(Collection entries)
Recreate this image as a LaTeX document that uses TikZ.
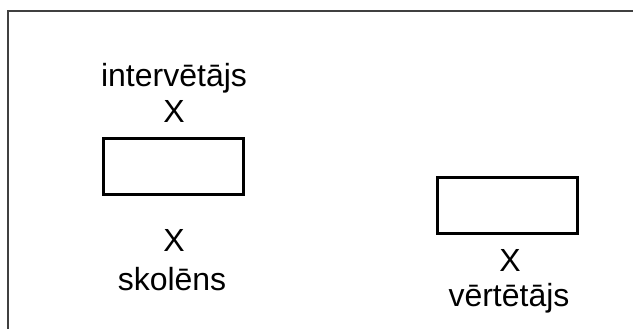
\documentclass[tikz,border=0pt]{standalone}
\usepackage{fontspec}
\setmainfont{Liberation Sans}
\usepackage{tikz}

\tikzset{
  role/.style={anchor=base, inner sep=0pt, font=\fontsize{24}{28}\selectfont},
  seat/.style={draw, line width=2.25pt, minimum width=105pt, minimum height=42pt, inner sep=0pt},
}

\begin{document}
\begin{tikzpicture}[x=0.75pt, y=-0.75pt]
        \useasboundingbox (0,0) rectangle (633,329);
        \draw[line width=1.5pt, black!75] (8,329) |- (633,11);

        \node[role] (int) at (174, 86) {intervētājs};
        \node[role] (X0)  at (174, 122) {X};
        \node[seat] (S0)  at (173.5, 166.5) {};

        \node[role] (X1)  at (174, 251) {X};
        \node[role] (sko) at (172, 290) {skolēns};

        \node[seat] (S1)  at (507, 205) {};
        \node[role] (X2)  at (510, 271) {X};
        \node[role] (ver) at (509, 306) {vērtētājs};
      \end{tikzpicture}
\end{document}
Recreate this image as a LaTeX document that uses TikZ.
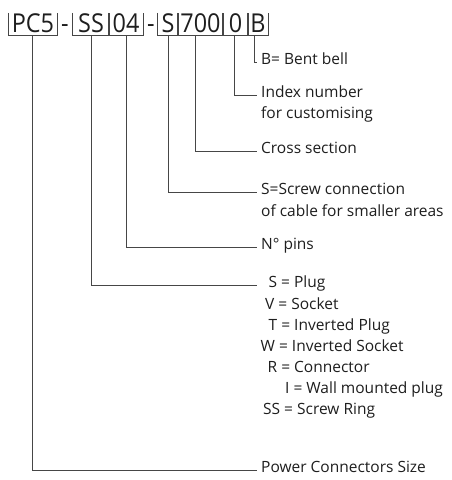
\documentclass[tikz,border=0pt]{standalone}
\usepackage{fontspec}
\setmainfont{Open Sans}
\definecolor{lncol}{RGB}{70,70,70}
\definecolor{txcol}{RGB}{30,30,30}
\newcommand{\hdr}[1]{\scalebox{0.9}[1]{\fontsize{26}{30}\selectfont #1}}
\begin{document}
\begin{tikzpicture}[x=1pt,y=-1pt,
  seg/.style={inner sep=0pt, text height=19pt, text depth=3pt, minimum width=#1, text=txcol},
  dashnode/.style={inner sep=0pt, text height=19pt, text depth=3pt, text=txcol},
  br/.style={draw=lncol, line width=1pt},
  ln/.style={draw=lncol, line width=1pt},
  lbl/.style={anchor=mid west, inner xsep=4pt, inner ysep=0pt, font=\fontsize{15.5}{21}\selectfont, text=txcol},
  lst/.style={anchor=mid west, inner sep=0pt, font=\fontsize{15.5}{21}\selectfont, text=txcol}]
\useasboundingbox[fill=white] (0,0) rectangle (451,480);
% header segments
\node[seg=48pt] (pc5) at (33,24) {\hdr{PC5}};
\node[dashnode] (d1) at (65,24) {\hdr{-}};
\node[seg=36pt] (ss) at (91,24) {\hdr{SS}};
\node[seg=34pt] (n04) at (126,24) {\hdr{04}};
\node[dashnode] (d2) at (151,24) {\hdr{-}};
\node[seg=20pt] (nS) at (168,24) {\hdr{S}};
\node[seg=45pt] (n700) at (200.5,24) {\hdr{700}};
\node[seg=25pt] (n0) at (235.5,24) {\hdr{0}};
\node[seg=20pt] (nB) at (258,24) {\hdr{B}};
\foreach \n in {pc5,ss,n04,nS,n700,n0,nB}
  \draw[br] (\n.north west) -- (\n.south west) -- (\n.south east) -- (\n.north east);
% labels
\node[lbl] (tB) at (257,62) {B= Bent bell};
\node[lbl] (tIdx) at (257,95) {Index number};
\node[lbl] (tIdx2) at (257,116) {for customising};
\node[lbl] (tCross) at (257,151) {Cross section};
\node[lbl] (tScrew) at (257,192) {S=Screw connection};
\node[lbl] (tScrew2) at (257,214) {of cable for smaller areas};
\node[lbl] (tPins) at (257,247) {N° pins};
\coordinate (ePlug) at (257,285);
\node[lst] (p1) at (268.5,285) {S = Plug};
\node[lst] (p2) at (265,307) {V = Socket};
\node[lst] (p3) at (268.5,328) {T = Inverted Plug};
\node[lst] (p4) at (260.5,349) {W = Inverted Socket};
\node[lst] (p5) at (267.5,370) {R = Connector};
\node[lst] (p6) at (285,391) {I = Wall mounted plug};
\node[lst] (p7) at (263,412) {SS = Screw Ring};
\node[lbl] (tPow) at (257,470) {Power Connectors Size};
% connectors
\draw[ln] ([xshift=-3.5pt]nB.south) |- (tB.mid west);
\draw[ln] ([xshift=-1.5pt]n0.south) |- (tIdx.mid west);
\draw[ln] ([xshift=-5.5pt]n700.south) |- (tCross.mid west);
\draw[ln] (nS.south) |- (tScrew.mid west);
\draw[ln] (n04.south) |- (tPins.mid west);
\draw[ln] (ss.south) |- (ePlug);
\draw[ln] ([xshift=-1pt]pc5.south) |- (tPow.mid west);
\end{tikzpicture}
\end{document}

> Task statement: Leave the pictures out and output the rest of the listing exactly.

> Reply to the exercise:
Recreate this image as a LaTeX document that uses TikZ.
\documentclass[tikz,border=0pt]{standalone}
\usepackage{fontspec}
\setmainfont{Liberation Sans}
\usepackage{tikz}

\tikzset{
  role/.style={anchor=base, inner sep=0pt, font=\fontsize{24}{28}\selectfont},
  seat/.style={draw, line width=2.25pt, minimum width=105pt, minimum height=42pt, inner sep=0pt},
}

\begin{document}
\begin{tikzpicture}[x=0.75pt, y=-0.75pt]
        \useasboundingbox (0,0) rectangle (633,329);
        \draw[line width=1.5pt, black!75] (8,329) |- (633,11);

        \node[role] (int) at (174, 86) {intervētājs};
        \node[role] (X0)  at (174, 122) {X};
        \node[seat] (S0)  at (173.5, 166.5) {};

        \node[role] (X1)  at (174, 251) {X};
        \node[role] (sko) at (172, 290) {skolēns};

        \node[seat] (S1)  at (507, 205) {};
        \node[role] (X2)  at (510, 271) {X};
        \node[role] (ver) at (509, 306) {vērtētājs};
      \end{tikzpicture}
\end{document}
Recreate this image as a LaTeX document that uses TikZ.
\documentclass[tikz,border=0pt]{standalone}
\usepackage{fontspec}
\setmainfont{Open Sans}
\definecolor{lncol}{RGB}{70,70,70}
\definecolor{txcol}{RGB}{30,30,30}
\newcommand{\hdr}[1]{\scalebox{0.9}[1]{\fontsize{26}{30}\selectfont #1}}
\begin{document}
\begin{tikzpicture}[x=1pt,y=-1pt,
  seg/.style={inner sep=0pt, text height=19pt, text depth=3pt, minimum width=#1, text=txcol},
  dashnode/.style={inner sep=0pt, text height=19pt, text depth=3pt, text=txcol},
  br/.style={draw=lncol, line width=1pt},
  ln/.style={draw=lncol, line width=1pt},
  lbl/.style={anchor=mid west, inner xsep=4pt, inner ysep=0pt, font=\fontsize{15.5}{21}\selectfont, text=txcol},
  lst/.style={anchor=mid west, inner sep=0pt, font=\fontsize{15.5}{21}\selectfont, text=txcol}]
\useasboundingbox[fill=white] (0,0) rectangle (451,480);
% header segments
\node[seg=48pt] (pc5) at (33,24) {\hdr{PC5}};
\node[dashnode] (d1) at (65,24) {\hdr{-}};
\node[seg=36pt] (ss) at (91,24) {\hdr{SS}};
\node[seg=34pt] (n04) at (126,24) {\hdr{04}};
\node[dashnode] (d2) at (151,24) {\hdr{-}};
\node[seg=20pt] (nS) at (168,24) {\hdr{S}};
\node[seg=45pt] (n700) at (200.5,24) {\hdr{700}};
\node[seg=25pt] (n0) at (235.5,24) {\hdr{0}};
\node[seg=20pt] (nB) at (258,24) {\hdr{B}};
\foreach \n in {pc5,ss,n04,nS,n700,n0,nB}
  \draw[br] (\n.north west) -- (\n.south west) -- (\n.south east) -- (\n.north east);
% labels
\node[lbl] (tB) at (257,62) {B= Bent bell};
\node[lbl] (tIdx) at (257,95) {Index number};
\node[lbl] (tIdx2) at (257,116) {for customising};
\node[lbl] (tCross) at (257,151) {Cross section};
\node[lbl] (tScrew) at (257,192) {S=Screw connection};
\node[lbl] (tScrew2) at (257,214) {of cable for smaller areas};
\node[lbl] (tPins) at (257,247) {N° pins};
\coordinate (ePlug) at (257,285);
\node[lst] (p1) at (268.5,285) {S = Plug};
\node[lst] (p2) at (265,307) {V = Socket};
\node[lst] (p3) at (268.5,328) {T = Inverted Plug};
\node[lst] (p4) at (260.5,349) {W = Inverted Socket};
\node[lst] (p5) at (267.5,370) {R = Connector};
\node[lst] (p6) at (285,391) {I = Wall mounted plug};
\node[lst] (p7) at (263,412) {SS = Screw Ring};
\node[lbl] (tPow) at (257,470) {Power Connectors Size};
% connectors
\draw[ln] ([xshift=-3.5pt]nB.south) |- (tB.mid west);
\draw[ln] ([xshift=-1.5pt]n0.south) |- (tIdx.mid west);
\draw[ln] ([xshift=-5.5pt]n700.south) |- (tCross.mid west);
\draw[ln] (nS.south) |- (tScrew.mid west);
\draw[ln] (n04.south) |- (tPins.mid west);
\draw[ln] (ss.south) |- (ePlug);
\draw[ln] ([xshift=-1pt]pc5.south) |- (tPow.mid west);
\end{tikzpicture}
\end{document}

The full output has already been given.